— Start Recorded data —

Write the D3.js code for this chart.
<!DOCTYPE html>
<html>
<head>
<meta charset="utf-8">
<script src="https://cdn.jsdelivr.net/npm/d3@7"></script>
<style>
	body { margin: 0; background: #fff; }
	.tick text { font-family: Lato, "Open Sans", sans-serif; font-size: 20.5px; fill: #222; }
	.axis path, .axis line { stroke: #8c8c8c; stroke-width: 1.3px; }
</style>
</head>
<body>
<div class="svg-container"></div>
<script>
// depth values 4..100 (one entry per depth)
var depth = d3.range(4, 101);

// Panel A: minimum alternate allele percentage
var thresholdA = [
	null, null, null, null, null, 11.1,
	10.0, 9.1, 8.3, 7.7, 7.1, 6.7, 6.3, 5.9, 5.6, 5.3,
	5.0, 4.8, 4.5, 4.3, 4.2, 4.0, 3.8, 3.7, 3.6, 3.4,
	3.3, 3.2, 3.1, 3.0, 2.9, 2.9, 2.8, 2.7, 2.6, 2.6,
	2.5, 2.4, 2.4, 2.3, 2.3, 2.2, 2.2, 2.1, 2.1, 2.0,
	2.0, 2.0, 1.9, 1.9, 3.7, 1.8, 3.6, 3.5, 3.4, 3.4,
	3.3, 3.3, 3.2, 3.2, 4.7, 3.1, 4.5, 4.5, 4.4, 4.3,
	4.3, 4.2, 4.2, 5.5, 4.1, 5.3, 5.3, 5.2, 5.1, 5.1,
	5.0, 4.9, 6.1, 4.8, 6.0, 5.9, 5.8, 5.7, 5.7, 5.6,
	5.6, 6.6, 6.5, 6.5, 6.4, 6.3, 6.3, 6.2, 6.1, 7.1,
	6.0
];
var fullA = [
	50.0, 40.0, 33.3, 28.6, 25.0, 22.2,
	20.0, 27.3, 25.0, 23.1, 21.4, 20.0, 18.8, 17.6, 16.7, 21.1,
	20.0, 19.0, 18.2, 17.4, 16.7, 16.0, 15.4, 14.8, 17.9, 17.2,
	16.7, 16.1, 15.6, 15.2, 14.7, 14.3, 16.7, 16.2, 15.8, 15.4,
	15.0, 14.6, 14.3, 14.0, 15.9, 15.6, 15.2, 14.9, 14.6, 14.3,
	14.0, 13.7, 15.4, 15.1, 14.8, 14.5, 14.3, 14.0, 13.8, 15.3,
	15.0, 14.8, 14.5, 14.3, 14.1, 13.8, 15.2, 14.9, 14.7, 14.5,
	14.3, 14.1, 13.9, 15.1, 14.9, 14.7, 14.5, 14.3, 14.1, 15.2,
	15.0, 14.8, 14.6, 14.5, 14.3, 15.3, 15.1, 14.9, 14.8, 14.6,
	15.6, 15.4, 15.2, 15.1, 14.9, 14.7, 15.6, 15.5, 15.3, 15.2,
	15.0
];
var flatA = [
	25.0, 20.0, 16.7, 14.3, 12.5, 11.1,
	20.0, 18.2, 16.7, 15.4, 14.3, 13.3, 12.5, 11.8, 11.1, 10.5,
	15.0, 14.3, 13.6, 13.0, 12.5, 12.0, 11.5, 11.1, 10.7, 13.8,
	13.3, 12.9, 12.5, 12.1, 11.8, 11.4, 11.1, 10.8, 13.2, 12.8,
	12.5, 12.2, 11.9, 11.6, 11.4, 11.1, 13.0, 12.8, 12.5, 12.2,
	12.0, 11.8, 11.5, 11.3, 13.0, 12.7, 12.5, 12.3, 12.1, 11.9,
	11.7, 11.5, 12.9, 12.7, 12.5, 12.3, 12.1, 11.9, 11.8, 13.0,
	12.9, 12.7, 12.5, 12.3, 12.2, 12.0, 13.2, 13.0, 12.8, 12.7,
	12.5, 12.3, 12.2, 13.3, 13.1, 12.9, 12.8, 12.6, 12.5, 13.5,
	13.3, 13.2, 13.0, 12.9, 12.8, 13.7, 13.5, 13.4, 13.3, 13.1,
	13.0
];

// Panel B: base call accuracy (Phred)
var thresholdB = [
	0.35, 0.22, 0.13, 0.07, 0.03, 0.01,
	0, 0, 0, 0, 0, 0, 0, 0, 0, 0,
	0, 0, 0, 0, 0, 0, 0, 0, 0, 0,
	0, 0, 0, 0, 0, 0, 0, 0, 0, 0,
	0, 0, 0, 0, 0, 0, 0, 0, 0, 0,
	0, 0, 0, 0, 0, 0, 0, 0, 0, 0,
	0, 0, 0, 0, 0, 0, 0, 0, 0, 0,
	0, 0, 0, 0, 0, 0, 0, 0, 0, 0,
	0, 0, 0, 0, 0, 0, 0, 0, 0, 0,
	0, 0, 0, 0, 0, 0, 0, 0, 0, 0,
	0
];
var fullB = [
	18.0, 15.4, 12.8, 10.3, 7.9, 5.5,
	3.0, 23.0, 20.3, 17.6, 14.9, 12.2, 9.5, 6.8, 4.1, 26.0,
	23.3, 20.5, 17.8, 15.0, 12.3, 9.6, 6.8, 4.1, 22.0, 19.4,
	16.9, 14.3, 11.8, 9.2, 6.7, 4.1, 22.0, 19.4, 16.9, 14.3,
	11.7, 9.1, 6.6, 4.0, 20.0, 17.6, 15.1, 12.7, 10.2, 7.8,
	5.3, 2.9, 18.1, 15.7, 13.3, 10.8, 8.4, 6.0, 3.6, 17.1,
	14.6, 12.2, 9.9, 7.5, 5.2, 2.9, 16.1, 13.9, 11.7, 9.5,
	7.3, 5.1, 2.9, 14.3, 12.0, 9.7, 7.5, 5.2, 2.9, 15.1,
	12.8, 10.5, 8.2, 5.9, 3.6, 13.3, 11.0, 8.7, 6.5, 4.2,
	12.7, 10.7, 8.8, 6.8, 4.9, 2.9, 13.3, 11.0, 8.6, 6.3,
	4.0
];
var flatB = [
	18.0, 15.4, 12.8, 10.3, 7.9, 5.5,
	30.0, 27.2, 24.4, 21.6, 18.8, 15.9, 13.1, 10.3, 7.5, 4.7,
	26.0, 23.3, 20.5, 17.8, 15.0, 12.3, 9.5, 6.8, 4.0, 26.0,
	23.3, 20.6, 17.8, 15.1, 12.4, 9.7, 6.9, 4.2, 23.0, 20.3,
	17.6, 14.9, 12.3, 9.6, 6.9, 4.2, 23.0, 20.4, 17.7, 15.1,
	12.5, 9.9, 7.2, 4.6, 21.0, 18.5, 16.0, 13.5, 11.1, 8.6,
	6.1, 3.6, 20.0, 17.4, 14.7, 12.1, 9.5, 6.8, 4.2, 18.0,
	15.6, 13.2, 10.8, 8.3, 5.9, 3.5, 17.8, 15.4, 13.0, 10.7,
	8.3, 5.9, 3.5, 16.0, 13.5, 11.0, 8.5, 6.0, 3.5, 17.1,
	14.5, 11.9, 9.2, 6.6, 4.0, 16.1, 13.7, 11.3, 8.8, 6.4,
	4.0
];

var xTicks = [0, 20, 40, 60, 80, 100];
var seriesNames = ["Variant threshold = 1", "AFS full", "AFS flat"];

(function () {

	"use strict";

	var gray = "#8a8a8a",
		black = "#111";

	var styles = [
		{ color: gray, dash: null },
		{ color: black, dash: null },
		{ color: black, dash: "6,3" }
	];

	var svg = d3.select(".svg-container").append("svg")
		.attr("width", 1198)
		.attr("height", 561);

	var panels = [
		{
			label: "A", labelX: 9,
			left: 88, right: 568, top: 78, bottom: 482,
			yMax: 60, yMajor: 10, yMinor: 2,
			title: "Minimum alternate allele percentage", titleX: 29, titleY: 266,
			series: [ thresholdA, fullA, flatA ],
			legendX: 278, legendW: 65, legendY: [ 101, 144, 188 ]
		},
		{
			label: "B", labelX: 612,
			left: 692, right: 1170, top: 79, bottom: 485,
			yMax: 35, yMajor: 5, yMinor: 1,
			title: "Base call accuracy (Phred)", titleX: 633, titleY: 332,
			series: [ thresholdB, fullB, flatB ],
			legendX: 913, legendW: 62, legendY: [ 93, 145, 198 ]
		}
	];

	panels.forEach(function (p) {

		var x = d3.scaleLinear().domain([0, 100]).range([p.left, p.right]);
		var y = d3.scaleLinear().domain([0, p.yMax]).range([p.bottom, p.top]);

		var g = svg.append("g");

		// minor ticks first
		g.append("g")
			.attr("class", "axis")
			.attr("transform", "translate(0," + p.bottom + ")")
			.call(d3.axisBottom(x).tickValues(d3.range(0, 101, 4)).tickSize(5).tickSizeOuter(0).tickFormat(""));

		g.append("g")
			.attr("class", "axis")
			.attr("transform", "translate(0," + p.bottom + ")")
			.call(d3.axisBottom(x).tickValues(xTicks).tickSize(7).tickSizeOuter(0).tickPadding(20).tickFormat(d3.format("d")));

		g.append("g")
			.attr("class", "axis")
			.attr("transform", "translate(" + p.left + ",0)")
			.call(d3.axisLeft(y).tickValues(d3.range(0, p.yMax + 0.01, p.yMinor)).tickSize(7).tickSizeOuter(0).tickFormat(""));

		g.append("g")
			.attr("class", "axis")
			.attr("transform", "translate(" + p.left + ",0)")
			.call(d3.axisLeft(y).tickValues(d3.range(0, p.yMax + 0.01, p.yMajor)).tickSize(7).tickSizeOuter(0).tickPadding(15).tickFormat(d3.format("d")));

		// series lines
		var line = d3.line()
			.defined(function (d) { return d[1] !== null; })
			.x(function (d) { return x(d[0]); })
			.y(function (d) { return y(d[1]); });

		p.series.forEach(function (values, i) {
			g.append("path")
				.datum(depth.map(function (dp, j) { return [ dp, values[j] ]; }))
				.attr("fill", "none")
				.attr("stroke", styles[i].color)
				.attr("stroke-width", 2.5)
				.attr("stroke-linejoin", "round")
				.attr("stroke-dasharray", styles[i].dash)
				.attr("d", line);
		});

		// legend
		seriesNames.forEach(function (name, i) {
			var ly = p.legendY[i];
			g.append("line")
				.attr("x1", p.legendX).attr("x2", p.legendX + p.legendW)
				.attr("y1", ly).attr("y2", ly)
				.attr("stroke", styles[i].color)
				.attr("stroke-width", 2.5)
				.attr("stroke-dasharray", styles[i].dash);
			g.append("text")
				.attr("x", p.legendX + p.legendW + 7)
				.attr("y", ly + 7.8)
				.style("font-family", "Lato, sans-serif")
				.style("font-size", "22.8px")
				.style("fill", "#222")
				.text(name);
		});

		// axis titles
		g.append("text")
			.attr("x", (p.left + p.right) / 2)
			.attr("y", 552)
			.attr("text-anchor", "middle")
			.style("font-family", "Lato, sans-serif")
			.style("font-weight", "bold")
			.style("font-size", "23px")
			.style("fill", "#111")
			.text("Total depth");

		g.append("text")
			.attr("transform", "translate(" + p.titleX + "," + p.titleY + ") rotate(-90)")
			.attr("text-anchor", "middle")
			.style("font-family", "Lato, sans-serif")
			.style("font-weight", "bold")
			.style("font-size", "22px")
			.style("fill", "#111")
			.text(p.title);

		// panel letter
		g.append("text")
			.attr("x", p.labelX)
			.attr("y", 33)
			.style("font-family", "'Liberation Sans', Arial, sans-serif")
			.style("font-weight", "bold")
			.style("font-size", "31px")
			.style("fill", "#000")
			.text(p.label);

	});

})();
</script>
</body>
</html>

— End Recorded data —

__Set task__: Starting with the first line of the data above, copy each line exactly until you reach the line with "var depth = d3.range(4, 101);"; include that line as well.

__Correct response__:
Write the D3.js code for this chart.
<!DOCTYPE html>
<html>
<head>
<meta charset="utf-8">
<script src="https://cdn.jsdelivr.net/npm/d3@7"></script>
<style>
	body { margin: 0; background: #fff; }
	.tick text { font-family: Lato, "Open Sans", sans-serif; font-size: 20.5px; fill: #222; }
	.axis path, .axis line { stroke: #8c8c8c; stroke-width: 1.3px; }
</style>
</head>
<body>
<div class="svg-container"></div>
<script>
// depth values 4..100 (one entry per depth)
var depth = d3.range(4, 101);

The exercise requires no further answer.